By some accounts, Callender was slated to provide testimony for a New York trial, The People v. Croswell, which involved libel charges against a publisher, Harry Croswell, who had reprinted claims that Thomas Jefferson paid Callender to defame George Washington. Croswell's lawyer was Alexander Hamilton. Jefferson, wary of the controversy generated by the Adams administration's sedition prosecutions, had begun a selective campaign against individual newspaper critics.

Despite his popularity among newspaper readers, Callender had an uneasy situation. Former allies had turned against him. In a surprise attack in December 1802, George Hay, one of his former defense attorneys, clubbed him in the head with a walking stick in retaliation for an article about an international incident to which Hay had ties.

In 1802, Meriwether Jones, who was a friend and supporter of Thomas Jefferson and James Callender, had published an open letter to Callender:

The James River you tell us has suffered to cleanse your body; is there any menstrum [solvent] capable of cleansing your mind... Oh! could a dose of James river, like Lethe, have blessed you with forgetfulness, for once you would have neglected your whiskey.

In 1803, Callender's children joined him in Richmond, perhaps removed from Philadelphia due to the Jefferson controversy; he had a falling out with the owner of the Richmond Recorder over money. In March, the offices of the newspaper were attacked by young Republicans from Hay's law firm. One week after the People v.

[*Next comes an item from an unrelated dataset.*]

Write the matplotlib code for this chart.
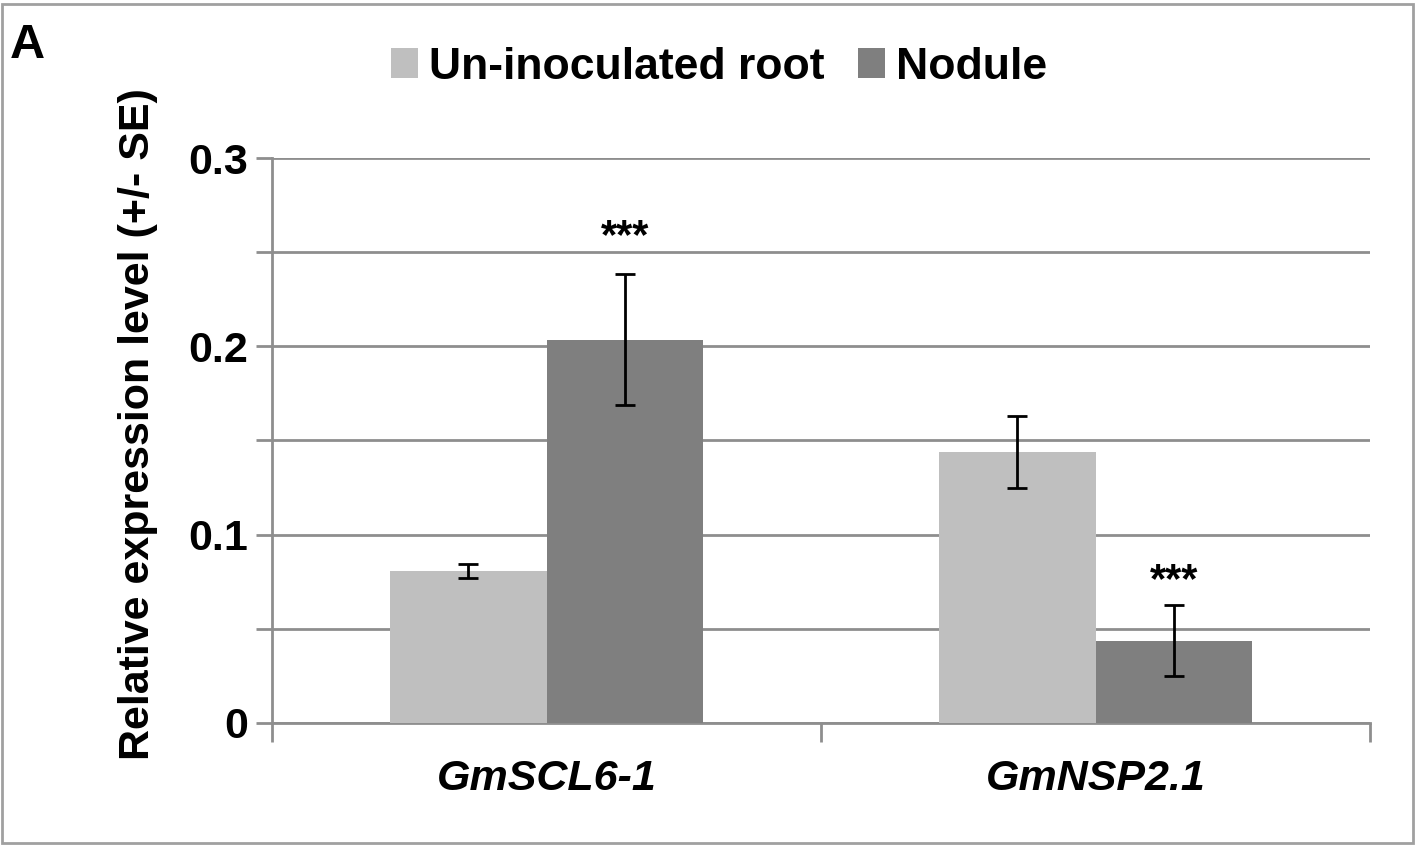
import matplotlib
matplotlib.use("Agg")
import matplotlib.pyplot as plt
import numpy as np
from matplotlib.patches import Rectangle
from matplotlib.ticker import MultipleLocator, FixedLocator

plt.rcParams['font.family'] = ['Liberation Sans', 'DejaVu Sans']

genes = ["GmSCL6-1", "GmNSP2.1"]
series_names = ["Un-inoculated root", "Nodule"]
uninoc = [0.0807, 0.1439]
uninoc_se = [0.0037, 0.019]
nodule = [0.2034, 0.0438]
nodule_se = [0.0348, 0.0188]
significance = ["***", "***"]
star_gap = [0.0140, 0.0070]
yticks = [0, 0.1, 0.2, 0.3]
ytick_labels = ["0", "0.1", "0.2", "0.3"]

light = "#bfbfbf"
dark = "#7f7f7f"
gridc = "#8e8e8e"

W, H = 1417, 846
fig = plt.figure(figsize=(W / 100, H / 100), dpi=100)
ax = fig.add_axes([272 / W, 1 - 723 / H, (1370 - 272) / W, (723 - 158) / H])

x = np.arange(len(genes))
bw = 0.285
ax.bar(x - bw / 2, uninoc, bw, color=light, label=series_names[0], zorder=3)
ax.bar(x + bw / 2, nodule, bw, color=dark, label=series_names[1], zorder=3)
ekw = dict(fmt='none', ecolor='black', elinewidth=2.0, capsize=7.5, capthick=2.0, zorder=4)
ax.errorbar(x - bw / 2, uninoc, yerr=uninoc_se, **ekw)
ax.errorbar(x + bw / 2, nodule, yerr=nodule_se, **ekw)

for xi, v, e, s, g in zip(x, nodule, nodule_se, significance, star_gap):
    ax.text(xi + bw / 2, v + e + g, s, ha='center', va='baseline',
            fontsize=30, fontweight='bold', zorder=5)

ax.set_xlim(-0.5, len(genes) - 0.5)
ax.set_ylim(0, 0.3)

ax.yaxis.set_major_locator(FixedLocator(yticks))
ax.set_yticklabels(ytick_labels, fontsize=31, fontweight='bold')
ax.yaxis.set_minor_locator(MultipleLocator(0.05))
ax.grid(axis='y', which='both', color=gridc, linewidth=2.0, zorder=0)
ax.set_axisbelow(True)
ax.tick_params(axis='y', which='both', length=11.5, width=2.0, color=gridc, pad=6)

ax.set_xticks(x)
ax.set_xticklabels(genes, fontsize=31, fontweight='bold', fontstyle='italic')
ax.xaxis.set_minor_locator(FixedLocator([-0.5, 0.5, 1.5]))
ax.tick_params(axis='x', which='major', length=0, pad=26)
ax.tick_params(axis='x', which='minor', length=14, width=2.0, color=gridc)

for sp in ['top', 'right']:
    ax.spines[sp].set_visible(False)
for sp in ['left', 'bottom']:
    ax.spines[sp].set_color(gridc)
    ax.spines[sp].set_linewidth(2.0)

ax.set_ylabel("Relative expression level (+/- SE)", fontsize=31, fontweight='bold')
ax.yaxis.set_label_coords(-0.104, 0.529)

fig.legend(loc='center', bbox_to_anchor=(719 / W, 1 - 67 / H), ncol=2, frameon=False,
           prop=dict(size=32, weight='bold'), handlelength=0.6, handleheight=0.66,
           handletextpad=0.25, columnspacing=0.75, borderpad=0)

fig.text(10 / W, 1 - 58 / H, "A", fontsize=35, fontweight='bold', ha='left', va='baseline')

fig.patches.append(Rectangle((2 / W, 3 / H), (W - 6) / W, (H - 7) / H, transform=fig.transFigure,
                             fill=False, edgecolor="#a0a0a0", linewidth=2.0))

fig.savefig("out.png", dpi=100)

Croswell trial began, Callender drowned on July 17, 1803, in three feet of water in the James River, reportedly too drunk to save himself.

==Legacy==
In 1990, the Australian writer Michael Durey published a biography covering Callender's life. Durey noted that Callender's then-reputation as a liar, drunkard, and scandalmonger had been uncritically based on the original attacks against Callender by his political targets and rivals in the press. He believed their attacks obscured Callender's message of democratic egalitarianism, his relevance to the early formation of Republican politics, and his role in the birth of political journalism.

In 1997, the historian Annette Gordon-Reed published Thomas Jefferson and Sally Hemings: An American Controversy, showing in detail how historians had traditionally discounted some of the evidence supporting the allegations of Jefferson's paternity of slave children. In 1998, a DNA analysis confirmed that Eston Hemings Jefferson's descendants were related to the Jefferson male line. Together with the historical evidence, the biographers Joseph Ellis and Andrew Burstein, as well the National Genealogical Society, published their conclusions that Jefferson had a long-term relationship and several children by Sally Hemings. In 2010 Gordon-Reed won a MacArthur Fellowship for "dramatically chang[ing] the course of Jeffersonian scholarship."

In 2000, the journalist and author William Safire published a historical novel, Scandalmonger, about Callender's life in the United States that was based on letters of notable people of the time, including presidents Washington, Adams, Jefferson, Madison, and Monroe. Forty-four pages at the end of the hardcover edition of the book are what Safire calls "the underbook", a section distinguishing the historical information from fiction and including notes and sources.

In 2008, Kerwin Swint of CNN labeled Callender a "hatchet man" and credits his smearing of Adams as the critical factor that gave the presidency to Jefferson.